**DO THIS**
Reproduce the listing word for word, leaving every picture behind.

**SUPPLIED MATERIAL**
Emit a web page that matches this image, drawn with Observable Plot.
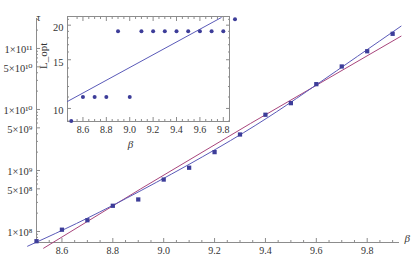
<!DOCTYPE html>
<html><head><meta charset="utf-8">
<script src="https://cdn.jsdelivr.net/npm/d3@7"></script>
<script src="https://cdn.jsdelivr.net/npm/@observablehq/plot@0.6"></script>
<style>
html,body{margin:0;padding:0;background:#fff;}
#wrap{position:relative;width:415px;height:256px;overflow:hidden;}
#wrap svg{position:absolute;left:0;top:0;}
</style></head><body><div id="wrap"></div>
<script>
// ---- data ----
const beta = [8.5, 8.6, 8.7, 8.8, 8.9, 9.0, 9.1, 9.2, 9.3, 9.4, 9.5, 9.6, 9.7, 9.8, 9.9];
const tau = [6.93e7, 1.07e8, 1.53e8, 2.64e8, 3.35e8, 7.1e8, 1.11e9, 2.0e9, 3.89e9, 8.2e9, 1.27e10, 2.6e10, 5.07e10, 9.0e10, 1.74e11];
const Lopt = [9, 11, 11, 11, 19, 11, 19, 19, 19, 19, 19, 19, 19, 19, 21];

const fitBlueBeta = [8.465, 8.799, 9.263, 9.599, 9.933];
const fitBlueTau = [5.74e7, 2.67e8, 3.10e9, 2.52e10, 2.32e11];
const fitRedBeta = [8.528, 8.909, 9.341, 9.933];
const fitRedTau = [5.32e7, 4.98e8, 5.89e9, 1.59e11];

const insetFitBeta = [8.468, 9.782];
const insetFitL = [10.6, 21.3];

const xTicks = [8.6, 8.8, 9.0, 9.2, 9.4, 9.6, 9.8];
const xTickLabels = ["8.6", "8.8", "9.0", "9.2", "9.4", "9.6", "9.8"];
const yTicks = [1e8, 5e8, 1e9, 5e9, 1e10, 5e10, 1e11];
const yTickLabels = ["1×10⁸", "5×10⁸", "1×10⁹", "5×10⁹", "1×10¹⁰", "5×10¹⁰", "1×10¹¹"];
const insetYTicks = [10, 15, 20];
const insetYTickLabels = ["10", "15", "20"];

// ---- helpers ----
const pts = beta.map((b, i) => ({beta: b, tau: tau[i], L: Lopt[i]}));
const blue = fitBlueBeta.map((b, i) => ({beta: b, tau: fitBlueTau[i]}));
const red = fitRedBeta.map((b, i) => ({beta: b, tau: fitRedTau[i]}));
const insetFit = insetFitBeta.map((b, i) => ({beta: b, L: insetFitL[i]}));
const yLab = yTicks.map((t, i) => ({v: t, label: yTickLabels[i]}));
const iyLab = insetYTicks.map((t, i) => ({v: t, label: insetYTickLabels[i]}));

const xMinor = d3.range(8.55, 9.93, 0.05).map(v => +v.toFixed(2)).filter(v => !xTicks.some(t => Math.abs(t - v) < 1e-6));
const yMinor = [];
for (let e = 7; e <= 11; e++) for (const m of [2, 3, 4, 6, 7, 8, 9]) yMinor.push(m * 10 ** e);
const xFmt = v => xTickLabels[xTicks.findIndex(t => Math.abs(t - v) < 1e-6)] ?? "";
const none = () => "";

const AX = "#8c8c8c", TXT = "#333", C1 = "#3d3d99", LBLUE = "#5a5ab8", LRED = "#a8457c";
const font = {fontFamily: "'Liberation Serif', 'DejaVu Serif', serif", fontSize: "10px", color: TXT, background: "transparent", overflow: "visible"};

const yLow = 6.6e7, yHigh = 3.1e11;
const main = Plot.plot({
  width: 415, height: 256,
  marginLeft: 36, marginRight: 16, marginTop: 18, marginBottom: 14,
  style: font,
  x: {domain: [8.5, 9.927], label: null},
  y: {type: "log", domain: [yLow, yHigh], label: null},
  marks: [
    Plot.ruleX([8.5], {stroke: AX}),
    Plot.ruleY([yLow], {stroke: AX}),
    Plot.axisX({anchor: "bottom", ticks: xTicks, tickSize: -4, tickPadding: 8, tickFormat: xFmt, label: null, stroke: AX, fill: TXT}),
    Plot.axisX({anchor: "bottom", ticks: xMinor, tickSize: -2, tickFormat: none, label: null, stroke: AX}),
    Plot.axisY({anchor: "left", ticks: yTicks, tickSize: -4, tickFormat: none, label: null, stroke: AX}),
    Plot.axisY({anchor: "left", ticks: yMinor.filter(v => v > yLow && v < yHigh), tickSize: -2, tickFormat: none, label: null, stroke: AX}),
    Plot.text(yLab, {x: () => 8.5, y: "v", text: "label", textAnchor: "end", dx: -4, dy: 1.5, fontSize: 10.5, fill: TXT}),
    Plot.line(red, {x: "beta", y: "tau", stroke: LRED, strokeWidth: 1}),
    Plot.line(blue, {x: "beta", y: "tau", stroke: LBLUE, strokeWidth: 1, curve: "natural"}),
    Plot.dot(pts, {x: "beta", y: "tau", symbol: "square", r: 2.4, fill: C1, stroke: null}),
    Plot.text(["τ"], {frameAnchor: "top-left", dy: -5, fontSize: 10, fill: TXT}),
    Plot.text(["β"], {frameAnchor: "bottom-right", dx: 5, dy: -1, textAnchor: "start", fontStyle: "italic", fontSize: 11, fill: TXT})
  ]
});

const inset = Plot.plot({
  width: 250, height: 160,
  marginLeft: 67, marginRight: 21, marginTop: 16, marginBottom: 39,
  style: font,
  x: {domain: [8.468, 9.853], label: null},
  y: {type: "log", domain: [8.97, 21.5], label: null},
  marks: [
    Plot.frame({stroke: AX}),
    Plot.axisX({anchor: "bottom", ticks: xTicks, tickSize: -4, tickPadding: 8, tickFormat: xFmt, label: null, stroke: AX, fill: TXT}),
    Plot.axisX({anchor: "bottom", ticks: xMinor.filter(v => v < 9.85), tickSize: -2, tickFormat: none, label: null, stroke: AX}),
    Plot.axisX({anchor: "top", ticks: xTicks, tickSize: -4, tickFormat: none, label: null, stroke: AX}),
    Plot.axisX({anchor: "top", ticks: xMinor.filter(v => v < 9.85), tickSize: -2, tickFormat: none, label: null, stroke: AX}),
    Plot.axisY({anchor: "left", ticks: insetYTicks, tickSize: -4, tickFormat: none, label: null, stroke: AX}),
    Plot.axisY({anchor: "left", ticks: [9, 11, 12, 13, 14, 16, 17, 18, 19, 21], tickSize: -2, tickFormat: none, label: null, stroke: AX}),
    Plot.axisY({anchor: "right", ticks: insetYTicks, tickSize: -4, tickFormat: none, label: null, stroke: AX}),
    Plot.axisY({anchor: "right", ticks: [9, 11, 12, 13, 14, 16, 17, 18, 19, 21], tickSize: -2, tickFormat: none, label: null, stroke: AX}),
    Plot.text(iyLab, {x: () => 8.468, y: "v", text: "label", textAnchor: "end", dx: -4, dy: 2.5, fontSize: 10.5, fill: TXT}),
    Plot.line(insetFit, {x: "beta", y: "L", stroke: LBLUE, strokeWidth: 1, clip: true}),
    Plot.dot(pts, {x: "beta", y: "L", r: 2, fill: C1, stroke: null}),
    Plot.text(["L_opt"], {frameAnchor: "left", dx: -24, rotate: -90, fontSize: 11, fill: TXT}),
    Plot.text(["β"], {frameAnchor: "bottom", dx: -18, dy: 26, fontStyle: "italic", fontSize: 11, fill: TXT})
  ]
});

const wrap = document.getElementById("wrap");
wrap.appendChild(main);
wrap.appendChild(inset);
</script>
</body></html>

**CORRECT RESULT**
Emit a web page that matches this image, drawn with Observable Plot.
<!DOCTYPE html>
<html><head><meta charset="utf-8">
<script src="https://cdn.jsdelivr.net/npm/d3@7"></script>
<script src="https://cdn.jsdelivr.net/npm/@observablehq/plot@0.6"></script>
<style>
html,body{margin:0;padding:0;background:#fff;}
#wrap{position:relative;width:415px;height:256px;overflow:hidden;}
#wrap svg{position:absolute;left:0;top:0;}
</style></head><body><div id="wrap"></div>
<script>
// ---- data ----
const beta = [8.5, 8.6, 8.7, 8.8, 8.9, 9.0, 9.1, 9.2, 9.3, 9.4, 9.5, 9.6, 9.7, 9.8, 9.9];
const tau = [6.93e7, 1.07e8, 1.53e8, 2.64e8, 3.35e8, 7.1e8, 1.11e9, 2.0e9, 3.89e9, 8.2e9, 1.27e10, 2.6e10, 5.07e10, 9.0e10, 1.74e11];
const Lopt = [9, 11, 11, 11, 19, 11, 19, 19, 19, 19, 19, 19, 19, 19, 21];

const fitBlueBeta = [8.465, 8.799, 9.263, 9.599, 9.933];
const fitBlueTau = [5.74e7, 2.67e8, 3.10e9, 2.52e10, 2.32e11];
const fitRedBeta = [8.528, 8.909, 9.341, 9.933];
const fitRedTau = [5.32e7, 4.98e8, 5.89e9, 1.59e11];

const insetFitBeta = [8.468, 9.782];
const insetFitL = [10.6, 21.3];

const xTicks = [8.6, 8.8, 9.0, 9.2, 9.4, 9.6, 9.8];
const xTickLabels = ["8.6", "8.8", "9.0", "9.2", "9.4", "9.6", "9.8"];
const yTicks = [1e8, 5e8, 1e9, 5e9, 1e10, 5e10, 1e11];
const yTickLabels = ["1×10⁸", "5×10⁸", "1×10⁹", "5×10⁹", "1×10¹⁰", "5×10¹⁰", "1×10¹¹"];
const insetYTicks = [10, 15, 20];
const insetYTickLabels = ["10", "15", "20"];

// ---- helpers ----
const pts = beta.map((b, i) => ({beta: b, tau: tau[i], L: Lopt[i]}));
const blue = fitBlueBeta.map((b, i) => ({beta: b, tau: fitBlueTau[i]}));
const red = fitRedBeta.map((b, i) => ({beta: b, tau: fitRedTau[i]}));
const insetFit = insetFitBeta.map((b, i) => ({beta: b, L: insetFitL[i]}));
const yLab = yTicks.map((t, i) => ({v: t, label: yTickLabels[i]}));
const iyLab = insetYTicks.map((t, i) => ({v: t, label: insetYTickLabels[i]}));

const xMinor = d3.range(8.55, 9.93, 0.05).map(v => +v.toFixed(2)).filter(v => !xTicks.some(t => Math.abs(t - v) < 1e-6));
const yMinor = [];
for (let e = 7; e <= 11; e++) for (const m of [2, 3, 4, 6, 7, 8, 9]) yMinor.push(m * 10 ** e);
const xFmt = v => xTickLabels[xTicks.findIndex(t => Math.abs(t - v) < 1e-6)] ?? "";
const none = () => "";

const AX = "#8c8c8c", TXT = "#333", C1 = "#3d3d99", LBLUE = "#5a5ab8", LRED = "#a8457c";
const font = {fontFamily: "'Liberation Serif', 'DejaVu Serif', serif", fontSize: "10px", color: TXT, background: "transparent", overflow: "visible"};

const yLow = 6.6e7, yHigh = 3.1e11;
const main = Plot.plot({
  width: 415, height: 256,
  marginLeft: 36, marginRight: 16, marginTop: 18, marginBottom: 14,
  style: font,
  x: {domain: [8.5, 9.927], label: null},
  y: {type: "log", domain: [yLow, yHigh], label: null},
  marks: [
    Plot.ruleX([8.5], {stroke: AX}),
    Plot.ruleY([yLow], {stroke: AX}),
    Plot.axisX({anchor: "bottom", ticks: xTicks, tickSize: -4, tickPadding: 8, tickFormat: xFmt, label: null, stroke: AX, fill: TXT}),
    Plot.axisX({anchor: "bottom", ticks: xMinor, tickSize: -2, tickFormat: none, label: null, stroke: AX}),
    Plot.axisY({anchor: "left", ticks: yTicks, tickSize: -4, tickFormat: none, label: null, stroke: AX}),
    Plot.axisY({anchor: "left", ticks: yMinor.filter(v => v > yLow && v < yHigh), tickSize: -2, tickFormat: none, label: null, stroke: AX}),
    Plot.text(yLab, {x: () => 8.5, y: "v", text: "label", textAnchor: "end", dx: -4, dy: 1.5, fontSize: 10.5, fill: TXT}),
    Plot.line(red, {x: "beta", y: "tau", stroke: LRED, strokeWidth: 1}),
    Plot.line(blue, {x: "beta", y: "tau", stroke: LBLUE, strokeWidth: 1, curve: "natural"}),
    Plot.dot(pts, {x: "beta", y: "tau", symbol: "square", r: 2.4, fill: C1, stroke: null}),
    Plot.text(["τ"], {frameAnchor: "top-left", dy: -5, fontSize: 10, fill: TXT}),
    Plot.text(["β"], {frameAnchor: "bottom-right", dx: 5, dy: -1, textAnchor: "start", fontStyle: "italic", fontSize: 11, fill: TXT})
  ]
});

const inset = Plot.plot({
  width: 250, height: 160,
  marginLeft: 67, marginRight: 21, marginTop: 16, marginBottom: 39,
  style: font,
  x: {domain: [8.468, 9.853], label: null},
  y: {type: "log", domain: [8.97, 21.5], label: null},
  marks: [
    Plot.frame({stroke: AX}),
    Plot.axisX({anchor: "bottom", ticks: xTicks, tickSize: -4, tickPadding: 8, tickFormat: xFmt, label: null, stroke: AX, fill: TXT}),
    Plot.axisX({anchor: "bottom", ticks: xMinor.filter(v => v < 9.85), tickSize: -2, tickFormat: none, label: null, stroke: AX}),
    Plot.axisX({anchor: "top", ticks: xTicks, tickSize: -4, tickFormat: none, label: null, stroke: AX}),
    Plot.axisX({anchor: "top", ticks: xMinor.filter(v => v < 9.85), tickSize: -2, tickFormat: none, label: null, stroke: AX}),
    Plot.axisY({anchor: "left", ticks: insetYTicks, tickSize: -4, tickFormat: none, label: null, stroke: AX}),
    Plot.axisY({anchor: "left", ticks: [9, 11, 12, 13, 14, 16, 17, 18, 19, 21], tickSize: -2, tickFormat: none, label: null, stroke: AX}),
    Plot.axisY({anchor: "right", ticks: insetYTicks, tickSize: -4, tickFormat: none, label: null, stroke: AX}),
    Plot.axisY({anchor: "right", ticks: [9, 11, 12, 13, 14, 16, 17, 18, 19, 21], tickSize: -2, tickFormat: none, label: null, stroke: AX}),
    Plot.text(iyLab, {x: () => 8.468, y: "v", text: "label", textAnchor: "end", dx: -4, dy: 2.5, fontSize: 10.5, fill: TXT}),
    Plot.line(insetFit, {x: "beta", y: "L", stroke: LBLUE, strokeWidth: 1, clip: true}),
    Plot.dot(pts, {x: "beta", y: "L", r: 2, fill: C1, stroke: null}),
    Plot.text(["L_opt"], {frameAnchor: "left", dx: -24, rotate: -90, fontSize: 11, fill: TXT}),
    Plot.text(["β"], {frameAnchor: "bottom", dx: -18, dy: 26, fontStyle: "italic", fontSize: 11, fill: TXT})
  ]
});

const wrap = document.getElementById("wrap");
wrap.appendChild(main);
wrap.appendChild(inset);
</script>
</body></html>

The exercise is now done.